> _Written request_: Exactly retype the lines from the top of the data through the line containing "LINE_WIDTH = 2.3", leaving out every picture.

[Code that draws figures]
━━━━━━━━━━━━━━━━━━━━━━━━━━━━━━
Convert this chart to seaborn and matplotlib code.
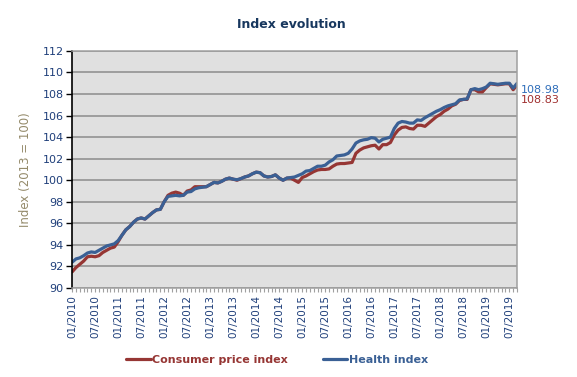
import matplotlib
matplotlib.use("Agg")
import matplotlib.pyplot as plt
import numpy as np
import pandas as pd
import seaborn as sns
from matplotlib.ticker import MultipleLocator

BACKGROUND_COLOR = "#E0E0E0"
GRID_COLOR = "#8C8C8C"
CPI_COLOR = "#963634"
HEALTH_COLOR = "#3A6095"
TICK_COLOR = "#1F3F7A"
LINE_WIDTH = 2.3

# Monthly values, 01/2010 .. 09/2019
cpi_index = [
    91.5, 91.9, 92.2, 92.5, 92.9, 92.95, 92.9, 93.0, 93.3, 93.5, 93.7, 93.8,
    94.3, 94.9, 95.4, 95.7, 96.1, 96.4, 96.5, 96.4, 96.7, 97.0, 97.25, 97.3,
    98.0, 98.6, 98.8, 98.9, 98.8, 98.6, 99.0, 99.1, 99.4, 99.4, 99.4, 99.4,
    99.6, 99.8, 99.75, 99.9, 100.1, 100.2, 100.1, 100.0, 100.15, 100.3, 100.4, 100.6,
    100.75, 100.7, 100.4, 100.3, 100.35, 100.5, 100.2, 100.0, 100.2, 100.2, 100.0, 99.8,
    100.25, 100.4, 100.6, 100.8, 100.95, 101.0, 101.0, 101.05, 101.3, 101.5, 101.55, 101.55,
    101.6, 101.65, 102.5, 102.8, 103.0, 103.1, 103.2, 103.25, 102.9, 103.3, 103.3, 103.5,
    104.2, 104.65, 104.9, 104.95, 104.8, 104.75, 105.1, 105.1, 105.0, 105.3, 105.6, 105.9,
    106.1, 106.4, 106.6, 106.9, 107.05, 107.4, 107.5, 107.5, 108.4, 108.4, 108.2, 108.2,
    108.6, 108.95, 108.9, 108.85, 108.9, 108.95, 108.95, 108.4, 108.83,
]
health_index = [
    92.4, 92.7, 92.8, 93.0, 93.25, 93.35, 93.3, 93.5, 93.7, 93.9, 94.0, 94.1,
    94.4, 94.9, 95.4, 95.7, 96.1, 96.4, 96.5, 96.4, 96.7, 97.0, 97.25, 97.3,
    98.0, 98.5, 98.55, 98.6, 98.55, 98.6, 98.9, 98.95, 99.2, 99.3, 99.35, 99.4,
    99.6, 99.8, 99.75, 99.9, 100.1, 100.2, 100.1, 100.05, 100.15, 100.3, 100.4, 100.6,
    100.75, 100.7, 100.4, 100.3, 100.35, 100.5, 100.2, 100.0, 100.2, 100.25, 100.3, 100.45,
    100.6, 100.85, 100.9, 101.1, 101.3, 101.3, 101.4, 101.7, 101.9, 102.25, 102.3, 102.35,
    102.5, 102.9, 103.45, 103.65, 103.75, 103.8, 103.95, 103.9, 103.55, 103.8, 103.9, 104.0,
    104.8, 105.3, 105.45, 105.4, 105.3, 105.3, 105.6, 105.55, 105.8, 106.0, 106.2, 106.4,
    106.55, 106.75, 106.9, 107.0, 107.1, 107.45, 107.5, 107.55, 108.4, 108.5, 108.4, 108.5,
    108.65, 109.0, 108.95, 108.9, 108.95, 109.0, 109.0, 108.55, 108.98,
]
months = pd.date_range("2010-01-01", periods=len(cpi_index), freq="MS")
tick_labels = [d.strftime("%m/%Y") for d in months[::6]]
series_names = ["Consumer price index", "Health index"]

df = pd.DataFrame(
    {
        "month": np.arange(len(months)),
        series_names[0]: cpi_index,
        series_names[1]: health_index,
    }
).melt(id_vars="month", var_name="series", value_name="value")

sns.set_theme(style="white")
plt.rcParams["font.family"] = ["DejaVu Sans"]

fig = plt.figure(figsize=(5.77, 3.77), dpi=100)
ax = fig.add_axes([0.125, 0.236, 0.771, 0.629])
ax.set_facecolor(BACKGROUND_COLOR)

sns.lineplot(
    data=df,
    x="month",
    y="value",
    hue="series",
    palette=[CPI_COLOR, HEALTH_COLOR],
    linewidth=LINE_WIDTH,
    ax=ax,
    legend=False,
)

ax.set_xlim(0, len(months) - 1)
ax.set_ylim(90, 112)
ax.yaxis.set_major_locator(MultipleLocator(2))
ax.grid(axis="y", color=GRID_COLOR, linewidth=1.1)
ax.set_axisbelow(True)

ax.set_xticks(np.arange(0, len(months), 6))
ax.set_xticklabels(tick_labels, rotation=90, fontsize=7.5, color=TICK_COLOR)
ax.xaxis.set_minor_locator(MultipleLocator(1))
ax.tick_params(axis="x", which="both", direction="out", bottom=True,
               color="#A0A0A0", length=3, width=0.8, pad=2)
ax.tick_params(axis="y", direction="out", left=True, color="black",
               length=4, width=1, labelsize=8, labelcolor=TICK_COLOR, pad=2)

for side in ["top", "right", "bottom"]:
    ax.spines[side].set_color("#A0A0A0")
    ax.spines[side].set_linewidth(1.1)
ax.spines["left"].set_color("black")
ax.spines["left"].set_linewidth(1.2)

ax.set_xlabel("")
ax.set_ylabel("Index (2013 = 100)", fontsize=8.5, color="#948A6A", labelpad=8)

# End labels
last = len(months) - 1
ax.annotate(f"{health_index[-1]:.2f}", xy=(last, health_index[-1]),
            xytext=(3, -4.5), textcoords="offset points", va="center", ha="left",
            fontsize=8, color="#2F6EBA", annotation_clip=False)
ax.annotate(f"{cpi_index[-1]:.2f}", xy=(last, cpi_index[-1]),
            xytext=(3, -11), textcoords="offset points", va="center", ha="left",
            fontsize=8, color="#A03030", annotation_clip=False)

fig.text(0.505, 0.935, "Index evolution", ha="center", va="center",
         fontsize=9, fontweight="bold", color="#17375E")

handles = [
    plt.Line2D([], [], color=CPI_COLOR, linewidth=LINE_WIDTH),
    plt.Line2D([], [], color=HEALTH_COLOR, linewidth=LINE_WIDTH),
]
leg = fig.legend(handles, series_names, loc="center", bbox_to_anchor=(0.48, 0.045),
                 ncol=2, frameon=False, handlelength=2.2, handletextpad=0.1,
                 columnspacing=3.2, prop={"size": 8, "weight": "bold"})
for text, color in zip(leg.get_texts(), [CPI_COLOR, HEALTH_COLOR]):
    text.set_color(color)

fig.savefig("out.png", dpi=100)
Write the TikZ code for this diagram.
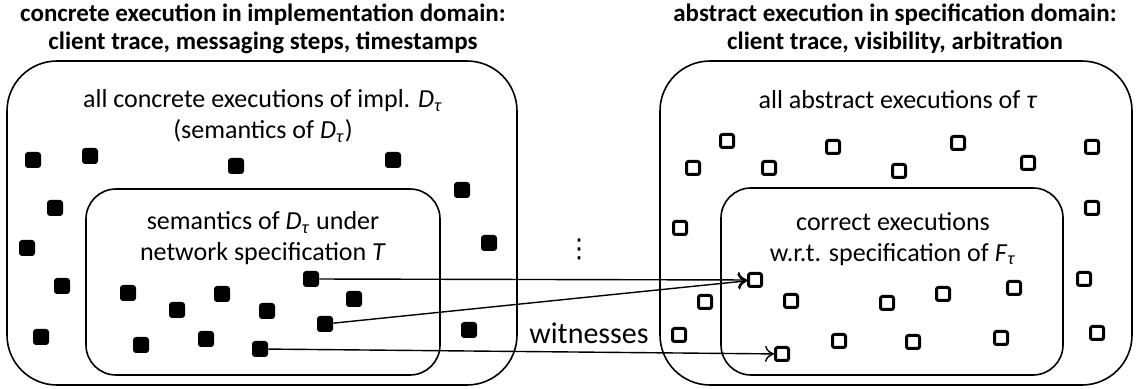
━━━━━━━━━━━━━━━━━━━━━━━━━━━━━━
> _Answer below_:
Convert this chart to seaborn and matplotlib code.
import matplotlib
matplotlib.use("Agg")
import matplotlib.pyplot as plt
import numpy as np
import pandas as pd
import seaborn as sns
from matplotlib.ticker import MultipleLocator

BACKGROUND_COLOR = "#E0E0E0"
GRID_COLOR = "#8C8C8C"
CPI_COLOR = "#963634"
HEALTH_COLOR = "#3A6095"
TICK_COLOR = "#1F3F7A"
LINE_WIDTH = 2.3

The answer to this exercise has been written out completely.